In Michigan, airplane travel was not banned while in person dining was paused for nearly three months from November to Feb. 2 when the state saw its highest-ever COVID-19 case numbers.
Halperin, who has had more than 60 articles published in peer reviewed journals including Science and The Lancet, was testifying during a hearing in which Republican committee members in particular vented to state agriculture officials about restaurants closing for what initially seemed to be a three-week pause.
The governor’s pause “obviously worked” because cases of COVID-19 have come down, said Gary McDowell, director of the Agriculture and Rural Development Department.
“At that time, that was when the rates were skyrocketing.
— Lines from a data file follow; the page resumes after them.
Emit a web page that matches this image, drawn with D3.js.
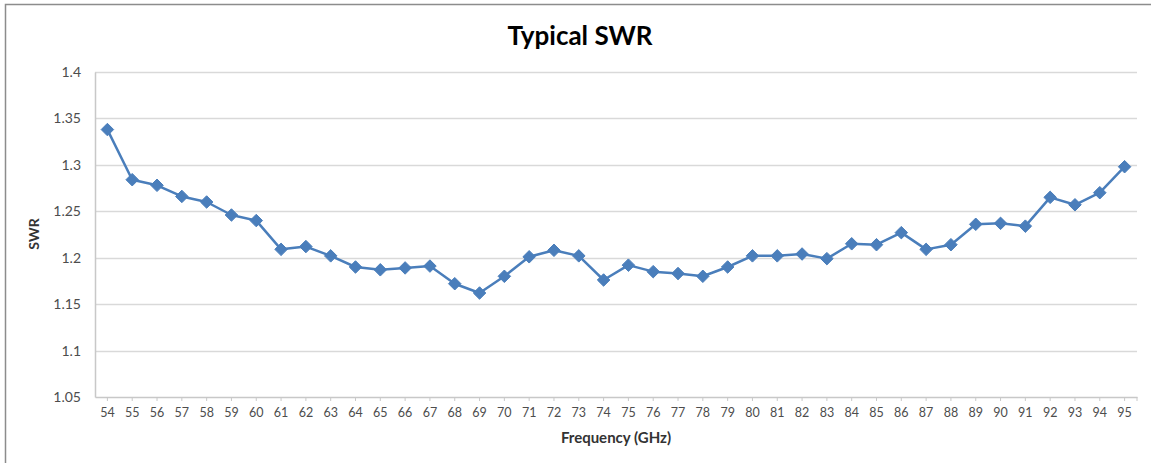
<!DOCTYPE html>
<html>
<head>
<meta charset="utf-8">
<script src="https://cdn.jsdelivr.net/npm/d3@7"></script>
<style>
html,body{margin:0;padding:0;background:#fff;}
svg{display:block;}
</style>
</head>
<body>
<svg id="chart" width="1151" height="463"></svg>
<script>
const categories = [54,55,56,57,58,59,60,61,62,63,64,65,66,67,68,69,70,71,72,73,74,75,76,77,78,79,80,81,82,83,84,85,86,87,88,89,90,91,92,93,94,95];
const swrValues = [1.338,1.284,1.278,1.266,1.260,1.246,1.240,1.209,1.212,1.202,1.190,1.187,1.189,1.191,1.172,1.162,1.180,1.201,1.208,1.202,1.176,1.192,1.185,1.183,1.180,1.190,1.202,1.202,1.204,1.199,1.215,1.214,1.227,1.209,1.214,1.236,1.237,1.234,1.265,1.257,1.270,1.298];
const yTicks = [1.05,1.1,1.15,1.2,1.25,1.3,1.35,1.4];
const titleText = "Typical SWR";
const xTitle = "Frequency (GHz)";
const yTitle = "SWR";

(function(){
const svg = d3.select("#chart");
const font = "Lato, 'Open Sans', sans-serif";
const pLeft = 95, pRight = 1137, pTop = 72, pBottom = 397;

// outer chart border (left/top visible)
svg.append("path").attr("d", "M5.5,463 V4.5 H1151").attr("fill","none").attr("stroke","#8c8c8c").attr("stroke-width",1.5);

const x = d3.scaleBand().domain(categories).range([pLeft, pRight]).padding(0);
const y = d3.scaleLinear().domain([1.05, 1.4]).range([pBottom, pTop]);

// gridlines
svg.append("g").selectAll("line").data(yTicks.filter(d => d > 1.05)).join("line")
  .attr("x1", pLeft).attr("x2", pRight)
  .attr("y1", d => Math.round(y(d)) + 0.5).attr("y2", d => Math.round(y(d)) + 0.5)
  .attr("stroke", "#d9d9d9").attr("stroke-width", 1.5);

// y axis
const yAxis = d3.axisLeft(y).tickValues(yTicks).tickSize(0).tickPadding(14).tickFormat(d3.format("~g"));
const gy = svg.append("g").attr("transform", `translate(${pLeft},0)`).call(yAxis);
gy.select(".domain").attr("stroke", "#c8c8c8").attr("stroke-width", 1.5);
gy.selectAll("text").attr("font-family", font).attr("font-size", 14).attr("fill", "#4d4d4d");

// x axis
const xAxis = d3.axisBottom(x).tickSize(4).tickPadding(7).tickSizeOuter(0);
const gx = svg.append("g").attr("transform", `translate(0,${pBottom})`).call(xAxis);
gx.select(".domain").attr("stroke", "#c8c8c8").attr("stroke-width", 1.5);
gx.selectAll(".tick line").attr("stroke", "#c8c8c8");
gx.selectAll("text").attr("font-family", font).attr("font-size", 12.5).attr("fill", "#4d4d4d");
gx.append("line").attr("x1", pRight).attr("x2", pRight).attr("y1", 0).attr("y2", 4).attr("stroke", "#c8c8c8");

// line
const cx = d => x(d) + x.bandwidth() / 2;
const pts = categories.map((c, i) => [cx(c), y(swrValues[i])]);
svg.append("path").datum(pts)
  .attr("d", d3.line())
  .attr("fill", "none").attr("stroke", "#4a7ebb").attr("stroke-width", 2.5).attr("stroke-linejoin", "round");

// diamond markers
const diamond = d3.symbol().type(d3.symbolDiamond2).size(100);
svg.append("g").selectAll("path").data(pts).join("path")
  .attr("d", diamond)
  .attr("transform", d => `translate(${d[0]},${d[1]})`)
  .attr("fill", "#4a7ebb").attr("stroke", "#4a7ebb").attr("stroke-width", 1);

// titles
svg.append("text").attr("x", 580).attr("y", 45).attr("text-anchor", "middle")
  .attr("font-family", font).attr("font-weight", "bold").attr("font-size", 26).attr("fill", "#000").text(titleText);
svg.append("text").attr("x", 616).attr("y", 443).attr("text-anchor", "middle")
  .attr("font-family", font).attr("font-weight", "bold").attr("font-size", 15).attr("fill", "#333").text(xTitle);
svg.append("text").attr("transform", "translate(39,234) rotate(-90)").attr("text-anchor", "middle")
  .attr("font-family", font).attr("font-weight", "bold").attr("font-size", 14).attr("fill", "#333").text(yTitle);
})();
</script>
</body>
</html>
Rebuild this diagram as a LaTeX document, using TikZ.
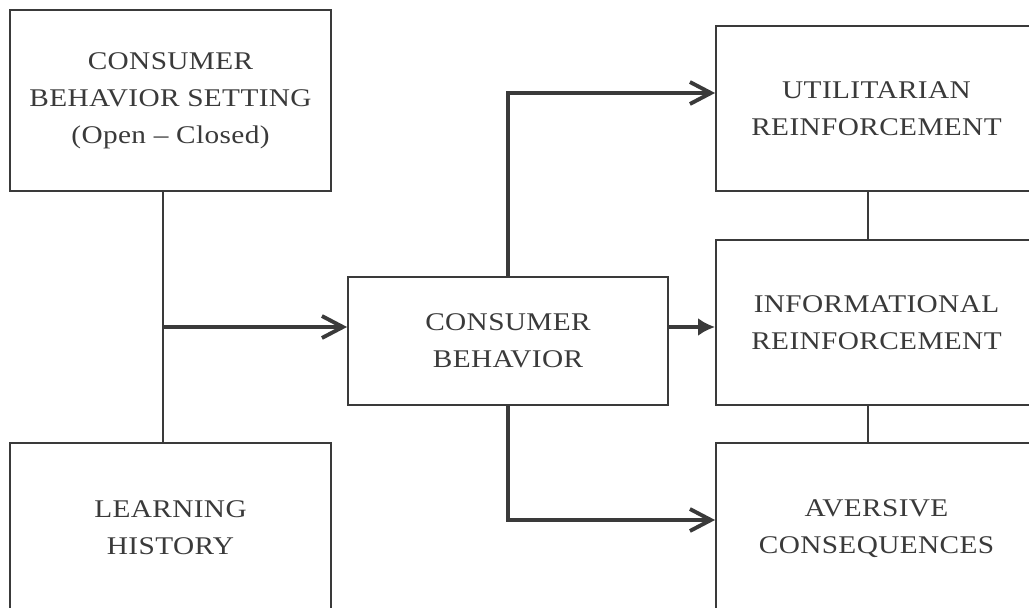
\documentclass[tikz,border=0pt]{standalone}
\usepackage{fontspec}
\setmainfont[FakeStretch=1.15,LetterSpace=1.5]{Liberation Serif}
\usetikzlibrary{arrows.meta}
\definecolor{ink}{HTML}{3A3A3A}
\tikzset{
 box/.style={draw=ink,line width=1.1pt,inner sep=0pt,align=center,text=ink,font=\fontsize{14.5}{21}\selectfont},
 link/.style={draw=ink,line width=1.1pt},
 feed/.style={draw=ink,line width=2.2pt,-{Straight Barb[length=0.42cm,width=0.44cm]}},
 push/.style={draw=ink,line width=2.2pt,-{Latex[length=0.34cm,width=0.36cm]}},
}
\begin{document}
\begin{tikzpicture}[x=0.02cm,y=-0.02cm]
 \useasboundingbox (0,0) rectangle (1029,608);
 \clip (0,0) rectangle (1029,608);
 \node[box,minimum width=6.42cm,minimum height=3.62cm] (setting) at (170.5,100.5) {CONSUMER\\BEHAVIOR SETTING\\(Open -- Closed)};
 \node[box,minimum width=6.42cm,minimum height=3.4cm] (history) at (170.5,528) {LEARNING\\HISTORY};
 \node[box,minimum width=6.4cm,minimum height=2.56cm] (behave) at (508,341) {CONSUMER\\BEHAVIOR};
 \node[box,minimum width=6.42cm,minimum height=3.3cm] (util) at (876.5,108.5) {UTILITARIAN\\REINFORCEMENT};
 \node[box,minimum width=6.42cm,minimum height=3.3cm] (info) at (876.5,322.5) {INFORMATIONAL\\REINFORCEMENT};
 \node[box,minimum width=6.42cm,minimum height=3.44cm] (avers) at (876.5,529) {AVERSIVE\\CONSEQUENCES};
 \coordinate (join) at (163,327);
 \draw[link] ([xshift=-0.15cm]setting.south) -- ([xshift=-0.15cm]history.north);
 \draw[feed] (join) -- (join -| behave.west);
 \draw[push] (behave.east |- join) -- (info.west |- join);
 \draw[feed] (behave.north) |- ([yshift=0.31cm]util.west);
 \draw[feed] (behave.south) |- ([yshift=0.18cm]avers.west);
 \draw[link] ([xshift=-0.17cm]util.south) -- ([xshift=-0.17cm]info.north);
 \draw[link] ([xshift=-0.17cm]info.south) -- ([xshift=-0.17cm]avers.north);
\end{tikzpicture}
\end{document}
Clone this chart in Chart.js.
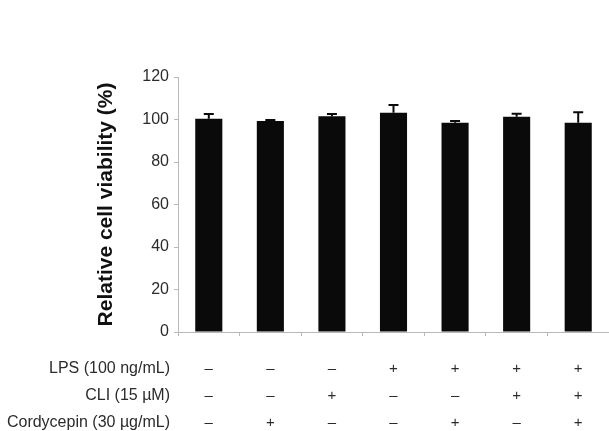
<!DOCTYPE html>
<html>
<head>
<meta charset="utf-8">
<script src="https://cdn.jsdelivr.net/npm/chart.js@4/dist/chart.umd.min.js"></script>
<style>
  html, body { margin: 0; padding: 0; background: #fff; }
  #wrap { width: 609px; height: 431px; }
</style>
</head>
<body>
<div id="wrap"><canvas id="chart" width="609" height="431"></canvas></div>
<script>
// treatment table (one entry per bar)
const rowLabels = ['LPS (100 ng/mL)', 'CLI (15 \u00b5M)', 'Cordycepin (30 \u00b5g/mL)'];
const lps        = ['\u2013', '\u2013', '\u2013', '+', '+', '+', '+'];
const cli        = ['\u2013', '\u2013', '+', '\u2013', '\u2013', '+', '+'];
const cordycepin = ['\u2013', '+', '\u2013', '\u2013', '+', '\u2013', '+'];

// relative viability (%) and SD
const viability = [100.4, 99.3, 101.5, 103.2, 98.5, 101.3, 98.5];
const errors    = [2.2, 0.5, 1.1, 3.6, 0.8, 1.4, 4.9];

const yTicks = [0, 20, 40, 60, 80, 100, 120];

const labels = lps.map((v, i) => [v, cli[i], cordycepin[i]]);

const textColor = '#2b2b2b';
const axisColor = '#b8b8b8';
const font = '"Liberation Sans", Arial, sans-serif';

// draws the SD whiskers above each bar
const errorBars = {
  id: 'errorBars',
  afterDatasetsDraw(chart) {
    const ctx = chart.ctx;
    const y = chart.scales.y;
    const meta = chart.getDatasetMeta(0);
    ctx.save();
    ctx.strokeStyle = '#0a0a0a';
    ctx.lineWidth = 2;
    meta.data.forEach((bar, i) => {
      const top = y.getPixelForValue(viability[i] + errors[i]);
      const base = y.getPixelForValue(viability[i]);
      ctx.beginPath();
      ctx.moveTo(bar.x, base);
      ctx.lineTo(bar.x, top);
      ctx.moveTo(bar.x - 5, top);
      ctx.lineTo(bar.x + 5, top);
      ctx.stroke();
    });
    ctx.restore();
  }
};

// row names to the left of the +/- table
const rowNames = {
  id: 'rowNames',
  afterDraw(chart) {
    const ctx = chart.ctx;
    const area = chart.chartArea;
    ctx.save();
    ctx.font = '16px ' + font;
    ctx.fillStyle = textColor;
    ctx.textAlign = 'right';
    ctx.textBaseline = 'middle';
    rowLabels.forEach((t, i) => {
      ctx.fillText(t, area.left - 8, area.bottom + 37 + i * 27);
    });
    ctx.restore();
  }
};

new Chart(document.getElementById('chart'), {
  type: 'bar',
  data: {
    labels: labels,
    datasets: [{
      data: viability,
      backgroundColor: '#0a0a0a',
      borderWidth: 0,
      barPercentage: 0.44,
      categoryPercentage: 1.0
    }]
  },
  options: {
    responsive: false,
    animation: false,
    layout: { padding: { left: 90, top: 77, right: 0, bottom: 0 } },
    plugins: { legend: { display: false }, tooltip: { enabled: false } },
    scales: {
      x: {
        afterFit: s => { s.height = 99; },
        border: { color: axisColor, width: 1 },
        grid: { drawOnChartArea: false, drawTicks: true, tickLength: 4, color: axisColor },
        ticks: {
          color: textColor,
          padding: 19.5,
          maxRotation: 0,
          autoSkip: false,
          font: { family: font, size: 15, lineHeight: '27px' }
        }
      },
      y: {
        min: 0,
        max: 120,
        afterFit: s => { s.width = 88; },
        afterBuildTicks: s => { s.ticks = yTicks.map(v => ({ value: v })); },
        border: { color: axisColor, width: 1 },
        grid: { drawOnChartArea: false, drawTicks: true, tickLength: 4, color: axisColor },
        ticks: {
          color: textColor,
          padding: 5,
          font: { family: font, size: 16 }
        },
        title: {
          display: true,
          text: 'Relative cell viability (%)',
          color: '#111',
          font: { family: font, size: 21, weight: 'bold' }
        }
      }
    }
  },
  plugins: [errorBars, rowNames]
});
</script>
</body>
</html>
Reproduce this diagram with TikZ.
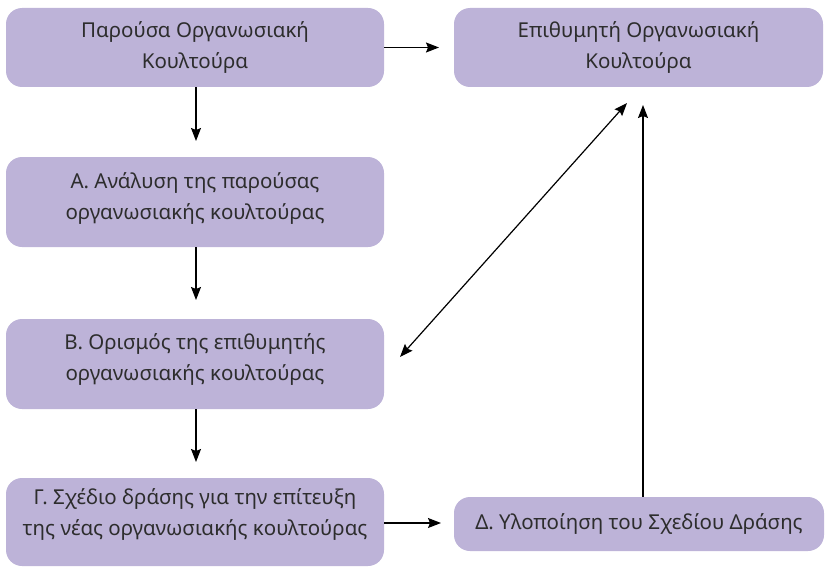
\documentclass[tikz,border=0pt]{standalone}
\usepackage{fontspec}
\setmainfont{Noto Sans}
\usetikzlibrary{arrows.meta}
\definecolor{boxfill}{RGB}{189,179,216}
\definecolor{boxtext}{RGB}{45,45,45}
\tikzset{
  stage/.style={fill=boxfill, draw=none, rounded corners=16pt, align=center,
    text=boxtext, font=\fontsize{20.5}{31}\selectfont, inner sep=0pt},
  caption/.style={align=center, text=boxtext, font=\fontsize{20.5}{31}\selectfont, inner sep=0pt},
  flow/.style={line width=1.2pt, -{Stealth[length=13pt,width=10pt,inset=2pt]}},
  twoway/.style={line width=1.2pt, {Stealth[length=13pt,width=10pt,inset=2pt]}-{Stealth[length=13pt,width=10pt,inset=2pt]}}
}
\begin{document}
\begin{tikzpicture}[x=1pt,y=-1pt]
  \useasboundingbox (0,0) rectangle (826,567);

  % stages of the culture change process
  \node[stage, minimum width=378pt, minimum height=79pt] (current) at (195,47.5)
    {Παρούσα Οργανωσιακή\\Κουλτούρα};
  \node[stage, minimum width=369pt, minimum height=79pt] (target) at (638.5,47.5)
    {Επιθυμητή Οργανωσιακή\\Κουλτούρα};
  % the taller boxes carry their text a little above centre
  \node[stage, minimum width=378pt, minimum height=90pt] (analysis) at (195,202) {};
  \node[caption] (analysistext) at (195,198.5)
    {Α. Ανάλυση της παρούσας\\οργανωσιακής κουλτούρας};
  \node[stage, minimum width=378pt, minimum height=90pt] (define) at (195,364) {};
  \node[caption] (definetext) at (195,360)
    {Β. Ορισμός της επιθυμητής\\οργανωσιακής κουλτούρας};
  \node[stage, minimum width=378pt, minimum height=88pt] (plan) at (195,522) {};
  \node[caption] (plantext) at (195,514.5)
    {Γ. Σχέδιο δράσης για την επίτευξη\\της νέας οργανωσιακής κουλτούρας};
  \node[stage, minimum width=370pt, minimum height=54pt] (implement) at (639,524)
    {Δ. Υλοποίηση του Σχεδίου Δράσης};

  % free arrow ends in the gaps between stages
  \coordinate (c1) at (196,141);
  \coordinate (c2) at (196,300);
  \coordinate (c3) at (196,462);
  \coordinate (c4) at (439,47.5);
  \coordinate (c5) at (441,523);
  \coordinate (c6) at (643,105);
  \coordinate (d1) at (400,357);
  \coordinate (d2) at (627,103);

  % connectors
  \draw[flow] (current.south -| c1) -- (c1);
  \draw[flow] (analysis.south -| c2) -- (c2);
  \draw[flow] (define.south -| c3) -- (c3);
  \draw[flow] (current.east) -- (c4);
  \draw[flow] (plan.east |- c5) -- (c5);
  \draw[flow] (implement.north -| c6) -- (c6);
  \draw[twoway] (d1) -- (d2);
\end{tikzpicture}
\end{document}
There was an increase in the number of cases and deaths in this state and we were looking at possibly not having hospital beds open, so the governor took actions to stop that increase.”
Committee Chair Julie Alexander (R-Hanover) wasn’t convinced.
Asked whether improvements at a restaurant were taken into consideration, McDowell noted that under the DHHS order allowing restaurants to open to 25% capacity, an increase in capacity is allowed for if a restaurant has improved its ventilation system.
The same type of data used to make that exception should have been allowed to extend across the board, she said.
“I think Rep. (Daire) Rendon (R-Lake City) made a very valid point, that if we are going to look at the data and make that leap in connection, we also need to be looking at, did those numbers go down, did those numbers go up in other states that were allowing restaurants to be open. I want to make sure that the data we are comparing is comparable data,” Alexander told MIRS following the hearing.
She explained the point of the hearing Wednesday was to educate members about MDARD’s role in shutting those restaurants down and hold MDARD accountable for enforcing a standard set by the Department of Health and Human Services (DHHS). Alexander said she felt those goals were achieved.
Rep. Bryan Posthumus (R-Greenville) asked what authority MDARD has to enforce rules set by DHHS.
Tim Slawinski, head of MDARD’s Food and Dairy Division, said MDARD was acting under its own authority. It has the power to suspend licenses for food service industry providers when there is an “imminent danger,” such as a result of food spoilage.
McDowell contended that of the 45,000 licenses overseen by MDARD — which includes processors, hospitals and gas stations, but not restaurants — only 22 cease and desist orders have been issued.
Restaurants are overseen by local health departments. According to the Michigan Restaurant and Lodging Association, there are 16,500 establishments in Michigan and 23%, approximately 4,000 locations, say they are unlikely to still be in business in six months.
Ten percent of Michigan’s workforce, she said, is employed in the food service industry. Alexander said she’s concerned about the number of workers put out of a job when restaurants are shutdown.
“Those are the people that are hiring those single moms with kids. Forget about Christmas and Christmas gifts, they’re not able to pay their bills. I would also question, are those waitresses going to be able to get unemployment claims? The questions go on and on,” Alexander said.